'''
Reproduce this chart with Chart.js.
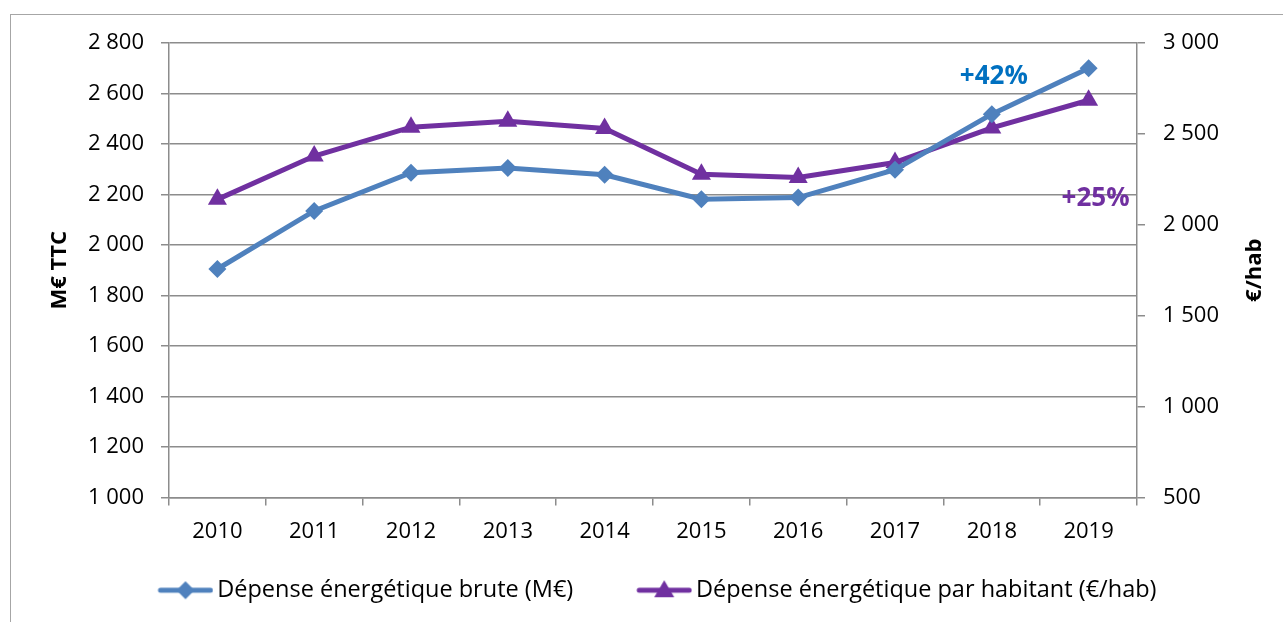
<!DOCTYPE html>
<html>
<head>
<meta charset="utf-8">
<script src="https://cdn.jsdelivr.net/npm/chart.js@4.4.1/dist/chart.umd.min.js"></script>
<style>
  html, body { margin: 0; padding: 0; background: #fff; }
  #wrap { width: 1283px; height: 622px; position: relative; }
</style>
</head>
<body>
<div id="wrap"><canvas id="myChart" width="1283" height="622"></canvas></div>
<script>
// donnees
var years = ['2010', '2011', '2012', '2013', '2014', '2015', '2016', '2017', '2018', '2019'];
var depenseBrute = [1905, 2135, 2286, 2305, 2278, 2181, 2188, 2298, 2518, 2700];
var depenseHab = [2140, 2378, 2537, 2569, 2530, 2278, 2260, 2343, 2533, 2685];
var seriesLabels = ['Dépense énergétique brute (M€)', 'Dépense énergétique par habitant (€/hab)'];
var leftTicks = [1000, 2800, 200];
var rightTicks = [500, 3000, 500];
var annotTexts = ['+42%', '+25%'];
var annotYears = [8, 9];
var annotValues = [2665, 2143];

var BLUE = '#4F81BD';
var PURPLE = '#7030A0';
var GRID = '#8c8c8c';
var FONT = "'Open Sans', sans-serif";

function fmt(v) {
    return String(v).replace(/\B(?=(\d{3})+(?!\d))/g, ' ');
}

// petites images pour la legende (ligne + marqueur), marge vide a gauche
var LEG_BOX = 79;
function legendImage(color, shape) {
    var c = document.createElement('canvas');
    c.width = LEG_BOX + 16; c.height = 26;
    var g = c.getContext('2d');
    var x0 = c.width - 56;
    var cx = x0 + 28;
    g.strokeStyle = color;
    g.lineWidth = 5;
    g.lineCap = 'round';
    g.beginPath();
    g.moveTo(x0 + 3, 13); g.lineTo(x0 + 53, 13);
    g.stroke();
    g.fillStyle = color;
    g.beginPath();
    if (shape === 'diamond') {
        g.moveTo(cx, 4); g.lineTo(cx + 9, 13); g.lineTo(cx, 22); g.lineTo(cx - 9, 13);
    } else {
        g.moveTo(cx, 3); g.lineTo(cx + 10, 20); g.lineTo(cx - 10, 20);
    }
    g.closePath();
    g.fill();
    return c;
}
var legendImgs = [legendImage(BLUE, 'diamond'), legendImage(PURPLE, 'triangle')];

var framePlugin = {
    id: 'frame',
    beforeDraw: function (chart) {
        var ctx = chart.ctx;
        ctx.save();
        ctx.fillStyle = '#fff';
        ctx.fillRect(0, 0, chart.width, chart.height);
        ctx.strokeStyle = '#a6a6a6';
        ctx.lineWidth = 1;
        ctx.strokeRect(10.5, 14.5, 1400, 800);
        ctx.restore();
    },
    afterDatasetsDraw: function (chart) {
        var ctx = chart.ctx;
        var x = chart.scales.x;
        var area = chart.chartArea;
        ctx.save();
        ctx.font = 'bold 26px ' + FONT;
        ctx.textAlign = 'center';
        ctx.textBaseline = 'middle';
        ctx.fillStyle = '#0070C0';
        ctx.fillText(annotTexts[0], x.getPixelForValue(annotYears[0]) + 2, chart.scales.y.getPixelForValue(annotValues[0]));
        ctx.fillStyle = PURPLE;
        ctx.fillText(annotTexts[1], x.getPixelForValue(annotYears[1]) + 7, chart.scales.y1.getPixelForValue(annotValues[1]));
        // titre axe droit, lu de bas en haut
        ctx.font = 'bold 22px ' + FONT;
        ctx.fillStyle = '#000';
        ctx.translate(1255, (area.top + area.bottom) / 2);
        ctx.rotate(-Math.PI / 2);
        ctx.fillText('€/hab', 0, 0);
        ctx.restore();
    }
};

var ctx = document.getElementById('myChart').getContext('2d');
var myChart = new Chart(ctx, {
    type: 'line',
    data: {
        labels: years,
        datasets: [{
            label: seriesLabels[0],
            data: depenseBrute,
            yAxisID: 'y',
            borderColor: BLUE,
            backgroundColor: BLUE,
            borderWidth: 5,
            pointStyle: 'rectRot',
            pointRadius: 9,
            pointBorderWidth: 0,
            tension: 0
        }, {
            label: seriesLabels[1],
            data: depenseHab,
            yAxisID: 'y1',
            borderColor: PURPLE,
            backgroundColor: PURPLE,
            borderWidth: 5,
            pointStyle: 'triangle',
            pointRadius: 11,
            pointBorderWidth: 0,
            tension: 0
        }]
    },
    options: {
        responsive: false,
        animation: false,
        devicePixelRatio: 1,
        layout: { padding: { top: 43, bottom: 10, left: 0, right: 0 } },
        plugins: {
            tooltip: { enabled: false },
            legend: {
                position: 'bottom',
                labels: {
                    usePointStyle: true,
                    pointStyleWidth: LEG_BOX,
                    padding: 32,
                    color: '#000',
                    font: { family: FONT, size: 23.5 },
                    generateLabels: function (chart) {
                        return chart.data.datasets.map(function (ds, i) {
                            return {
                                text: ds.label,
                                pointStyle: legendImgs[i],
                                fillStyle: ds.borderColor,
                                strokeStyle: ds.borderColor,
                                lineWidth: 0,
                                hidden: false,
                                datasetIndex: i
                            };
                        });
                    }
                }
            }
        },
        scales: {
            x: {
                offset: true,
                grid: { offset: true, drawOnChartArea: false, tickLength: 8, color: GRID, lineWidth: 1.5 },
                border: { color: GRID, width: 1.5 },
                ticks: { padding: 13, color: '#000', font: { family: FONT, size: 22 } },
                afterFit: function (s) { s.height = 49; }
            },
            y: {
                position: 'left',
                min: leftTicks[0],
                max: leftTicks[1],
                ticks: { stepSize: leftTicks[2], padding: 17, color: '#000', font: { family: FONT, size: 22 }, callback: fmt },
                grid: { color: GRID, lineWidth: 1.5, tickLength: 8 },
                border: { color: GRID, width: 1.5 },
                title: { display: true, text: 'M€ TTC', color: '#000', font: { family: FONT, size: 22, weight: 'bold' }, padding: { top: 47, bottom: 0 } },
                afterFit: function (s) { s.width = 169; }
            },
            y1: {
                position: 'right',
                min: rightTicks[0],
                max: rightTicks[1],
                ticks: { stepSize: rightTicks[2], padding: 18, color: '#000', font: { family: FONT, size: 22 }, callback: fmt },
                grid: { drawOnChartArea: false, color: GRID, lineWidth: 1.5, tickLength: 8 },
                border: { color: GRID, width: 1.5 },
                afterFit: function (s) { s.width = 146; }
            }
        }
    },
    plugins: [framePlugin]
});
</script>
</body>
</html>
'''
## Task directions
Emit the lines of the material exactly, from its first line to the line containing "[legendImage(BLUE, 'diamond'), legendImage(PURPLE, 'triangle')];", inclusive; leave every picture out.

## Solution
Reproduce this chart with Chart.js.
<!DOCTYPE html>
<html>
<head>
<meta charset="utf-8">
<script src="https://cdn.jsdelivr.net/npm/chart.js@4.4.1/dist/chart.umd.min.js"></script>
<style>
  html, body { margin: 0; padding: 0; background: #fff; }
  #wrap { width: 1283px; height: 622px; position: relative; }
</style>
</head>
<body>
<div id="wrap"><canvas id="myChart" width="1283" height="622"></canvas></div>
<script>
// donnees
var years = ['2010', '2011', '2012', '2013', '2014', '2015', '2016', '2017', '2018', '2019'];
var depenseBrute = [1905, 2135, 2286, 2305, 2278, 2181, 2188, 2298, 2518, 2700];
var depenseHab = [2140, 2378, 2537, 2569, 2530, 2278, 2260, 2343, 2533, 2685];
var seriesLabels = ['Dépense énergétique brute (M€)', 'Dépense énergétique par habitant (€/hab)'];
var leftTicks = [1000, 2800, 200];
var rightTicks = [500, 3000, 500];
var annotTexts = ['+42%', '+25%'];
var annotYears = [8, 9];
var annotValues = [2665, 2143];

var BLUE = '#4F81BD';
var PURPLE = '#7030A0';
var GRID = '#8c8c8c';
var FONT = "'Open Sans', sans-serif";

function fmt(v) {
    return String(v).replace(/\B(?=(\d{3})+(?!\d))/g, ' ');
}

// petites images pour la legende (ligne + marqueur), marge vide a gauche
var LEG_BOX = 79;
function legendImage(color, shape) {
    var c = document.createElement('canvas');
    c.width = LEG_BOX + 16; c.height = 26;
    var g = c.getContext('2d');
    var x0 = c.width - 56;
    var cx = x0 + 28;
    g.strokeStyle = color;
    g.lineWidth = 5;
    g.lineCap = 'round';
    g.beginPath();
    g.moveTo(x0 + 3, 13); g.lineTo(x0 + 53, 13);
    g.stroke();
    g.fillStyle = color;
    g.beginPath();
    if (shape === 'diamond') {
        g.moveTo(cx, 4); g.lineTo(cx + 9, 13); g.lineTo(cx, 22); g.lineTo(cx - 9, 13);
    } else {
        g.moveTo(cx, 3); g.lineTo(cx + 10, 20); g.lineTo(cx - 10, 20);
    }
    g.closePath();
    g.fill();
    return c;
}
var legendImgs = [legendImage(BLUE, 'diamond'), legendImage(PURPLE, 'triangle')];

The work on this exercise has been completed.